Les Caves kindly and promptly sent me a bottle of Comando G, La Bruja de Rozas 2017 to try and I enjoyed it, while not finding it quite as seductive as the 2016, which may just be a function of age. It had that meaty note that Grenache/Garnacha can often have and seemed just a little less obviously textured.

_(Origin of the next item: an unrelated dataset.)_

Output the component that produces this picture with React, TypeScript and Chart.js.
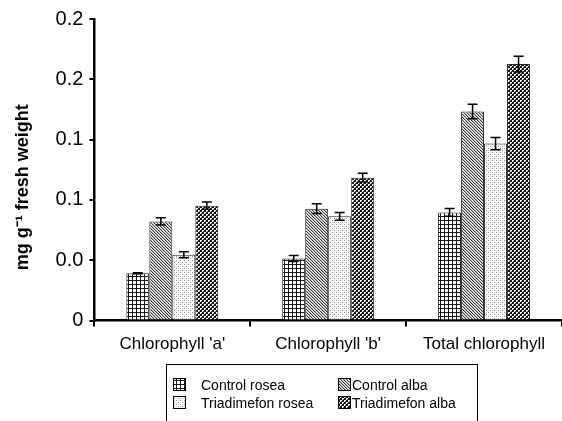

I see that in our 176,000-strong database of tasting notes we have consistently enthusiastic reviews of this wine for vintages 2010, 2014, 2016 and 2017 – and both Ferran and I reckon these wines will drink well for up to five or six years after they were made.

Comando G is a joint enterprise between Dani Landi and Fernando Garcia, who makes wine for Bodega Marañones, thus provider of this white wine of the week in 2011 – oh, I am so predictable… La Bruja de Rozas is the ‘village’-level wine they produce from several vineyards at around 850 m/2,800 ft (really high) with 60- to 70-year-old Garnacha vines around the village of Las Rozas de Puerto Real. I have not tasted the supposedly superior version Rozas 1er Cru but saw someone raving on Twitter about it recently. Here’s how Eric Solomon of European Cellars, provider of the images above, describes it: ‘[a] lithe and winsome example of mountain Garnacha but with a deeper minerality and slightly firmer tannin, hence the Burgundian inspired name'.

The grapes are hand-picked and given a very long maceration of 40 to 60 days and then nine months in big, old oak. The result should delight those looking for well-priced alternatives to the build and delight of red burgundy, even if the flavours and provenance are quite different.

The wine is very widely available around the world – in most European countries and also in Australia, Thailand, Taiwan, Canada, Hong Kong and the US. There seems to be a range of vintages available, with vintages 2014 to 2016 widely available in the US and the 2017 the dominant vintage in the UK, Norway, Denmark and Australia. Happy hunting!